The Supreme Court of Canada has ruled that he rule against ungrounded common‑sense assumptions should not be recognized as giving rise to an error of law. Such an error of law would represent a radical departure from how appellate courts have typically approached credibility and reliability assessments, especially in the context of sexual assault.
The proposed rule is in no way analogous to the body of law protecting sexual assault complainants from myths and stereotypes, nor can it be justified as necessary to ensure fairness to the accused. It also treats any and all factual assumptions drawn in the course of testimonial assessments as errors of law and thereby represents an unjustified departure from well‑established principles governing testimonial assessment and appellate standards of review.
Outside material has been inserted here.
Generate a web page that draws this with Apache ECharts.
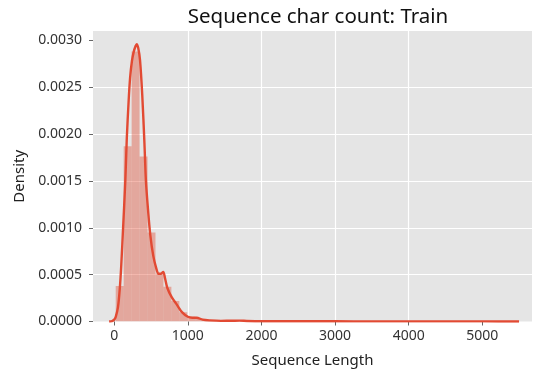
<!DOCTYPE html>
<html>
<head>
<meta charset="utf-8">
<script src="https://cdn.jsdelivr.net/npm/echarts@6/dist/echarts.min.js"></script>
<style>
  html, body { margin: 0; padding: 0; background: #fff; }
  #chart { width: 533px; height: 375px; }
</style>
</head>
<body>
<div id="chart"></div>
<script>
// histogram: 50 equal bins starting at histStart
const histStart = 20
const binWidth = 108
const binDensity = [
  0.00038, 0.00187, 0.00288, 0.00176, 0.00095, 0.00051, 0.00037, 0.00022, 0.00010, 0.00005,
  0.00003, 0.000012, 0.000008, 0.000006, 0.000005, 0.000007, 0.000005, 0.000003, 0.000002, 0.000002,
  0.000001, 0.000001, 0.000001, 0.000001, 0, 0.000001, 0, 0, 0.000001, 0,
  0, 0, 0.000001, 0, 0, 0, 0, 0, 0.000001, 0,
  0, 0, 0, 0, 0, 0, 0, 0, 0, 0.000001
]

// kde curve
const kdeX = [-70, -30, 0, 20, 50, 75, 95, 120, 150, 170, 195, 215, 240, 265, 290, 305, 325, 350, 380, 410,
  430, 460, 490, 530, 570, 600, 630, 665, 690, 720, 780, 850, 920, 1000, 1060, 1120, 1200, 1300, 1450, 1600,
  1700, 1800, 2000, 2500, 3000, 3500, 4000, 4500, 5000, 5500]
const kdeY = [0, 0.000005, 0.00002, 0.00005, 0.00015, 0.00035, 0.0006, 0.001, 0.0015, 0.00195, 0.00235, 0.0026, 0.00278, 0.00288, 0.00294, 0.00296, 0.00292, 0.00279, 0.00242, 0.0019,
  0.0015, 0.00118, 0.00092, 0.0007, 0.00057, 0.00051, 0.00051, 0.00053, 0.00046, 0.00036, 0.00026, 0.00018, 0.0001, 0.00005, 0.00004, 0.00004, 0.00002, 0.000012, 0.000007, 0.000008,
  0.000009, 0.000006, 0.000003, 0.000002, 0.000002, 0.000001, 0.000001, 0.000001, 0.000001, 0]

const xTicks = [0, 1000, 2000, 3000, 4000, 5000]
const yTicks = [0, 0.0005, 0.001, 0.0015, 0.002, 0.0025, 0.003]

const RED = '#E24A33'
const FONT = 'Noto Sans'

const histData = binDensity.map((d, i) => [histStart + i * binWidth, histStart + (i + 1) * binWidth, d])
const kdeData = kdeX.map((x, i) => [x, kdeY[i]])

const histRender = function (params, api) {
  const topLeft = api.coord([api.value(0), api.value(2)])
  const bottomRight = api.coord([api.value(1), 0])
  return {
    type: 'rect',
    shape: {
      x: topLeft[0],
      y: topLeft[1],
      width: bottomRight[0] - topLeft[0],
      height: bottomRight[1] - topLeft[1]
    },
    style: { fill: 'rgba(226,74,51,0.4)' }
  }
}

const chart = echarts.init(document.getElementById('chart'), null, { renderer: 'canvas' })
chart.setOption({
  animation: false,
  backgroundColor: '#fff',
  textStyle: { fontFamily: FONT },
  title: {
    text: 'Sequence char count: Train',
    left: 313,
    textAlign: 'center',
    top: 2,
    textStyle: { fontFamily: FONT, fontSize: 20.5, fontWeight: 'normal', color: '#111' }
  },
  grid: {
    left: 93,
    right: 1,
    top: 31,
    bottom: 53.5,
    show: true,
    backgroundColor: '#E5E5E5',
    borderWidth: 0
  },
  xAxis: {
    type: 'value',
    min: -289,
    max: 5676,
    name: 'Sequence Length',
    nameLocation: 'middle',
    nameGap: 32,
    nameTextStyle: { fontFamily: FONT, fontSize: 15, color: '#222' },
    axisLine: { show: false, onZero: false },
    axisTick: { show: true, customValues: xTicks, length: 4, lineStyle: { color: '#666' } },
    axisLabel: { customValues: xTicks, margin: 8, fontSize: 14, color: '#333', fontFamily: FONT, formatter: (v) => String(v) },
    splitLine: { show: true, showMinLine: false, showMaxLine: false, lineStyle: { color: '#fff', width: 1.2 } }
  },
  yAxis: {
    type: 'value',
    min: 0,
    max: 0.0031,
    interval: 0.0005,
    name: 'Density',
    nameLocation: 'middle',
    nameGap: 66,
    nameTextStyle: { fontFamily: FONT, fontSize: 15, color: '#222' },
    axisLine: { show: false, onZero: false },
    axisTick: { show: true, customValues: yTicks, length: 4, lineStyle: { color: '#666' } },
    axisLabel: {
      customValues: yTicks,
      margin: 11,
      fontSize: 14,
      color: '#333',
      fontFamily: FONT,
      formatter: (v) => v.toFixed(4)
    },
    splitLine: { show: true, showMinLine: false, showMaxLine: false, lineStyle: { color: '#fff', width: 1.2 } }
  },
  series: [
    {
      type: 'custom',
      renderItem: histRender,
      data: histData,
      encode: { x: [0, 1], y: 2 },
      clip: true,
      z: 2
    },
    {
      type: 'line',
      data: kdeData,
      showSymbol: false,
      smooth: 0.3,
      lineStyle: { color: RED, width: 2.4 },
      z: 3
    }
  ]
})
</script>
</body>
</html>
The faulty use of common‑sense assumptions in criminal trials should continue to be controlled by existing standards of review and rules of evidence. In some cases, a trial judge’s use of common sense will be vulnerable to appellate review because it discloses recognized errors of law. Otherwise, like with other factual findings, credibility and reliability assessments — and any reliance on the common‑sense assumptions inherent within them — will be reviewable only for palpable and overriding error. In the instant cases, assessing the trial judges’ credibility and reliability findings using the proper standard of palpable and overriding error, no such errors were made.
First, the proposed rule against ungrounded common‑sense assumptions is not a logical extension of the prohibition against myths and stereotypes about sexual assault complainants. It reflects a misunderstanding of the distinct body of law associated with myths and stereotypes in sexual assault cases, which has a unique history and a specific remedial purpose: to remove discriminatory legal rules that contributed to the view that women, as a group, were less worthy of belief and did not deserve legal protection against sexual violence.
Second, the proposed rule is counterproductive to proper testimonial assessment and incompatible with the often inextricable role common‑sense assumptions play in credibility and reliability assessments. By prohibiting ungrounded common‑sense assumptions, the rule interferes with the necessary recourse to common sense as a part of testimonial analysis. It is effectively impossible to draw a clear boundary between using human experience to interpret evidence or draw inferences (which is permissible under the rule) and introducing new considerations into the evidence (which is not). The rule invites appellate courts to substitute their opinions about what generalizations are appropriate or instructive for those of trial judges, improperly transforming their strong opposition to a trial judge’s factual inferences into supposed legal errors, thus creating uncertainty and unfairness on appeal.
The rule also runs contrary to established standards of review and would unduly increase the scope of appellate intervention into the credibility and reliability assessments of trial judges.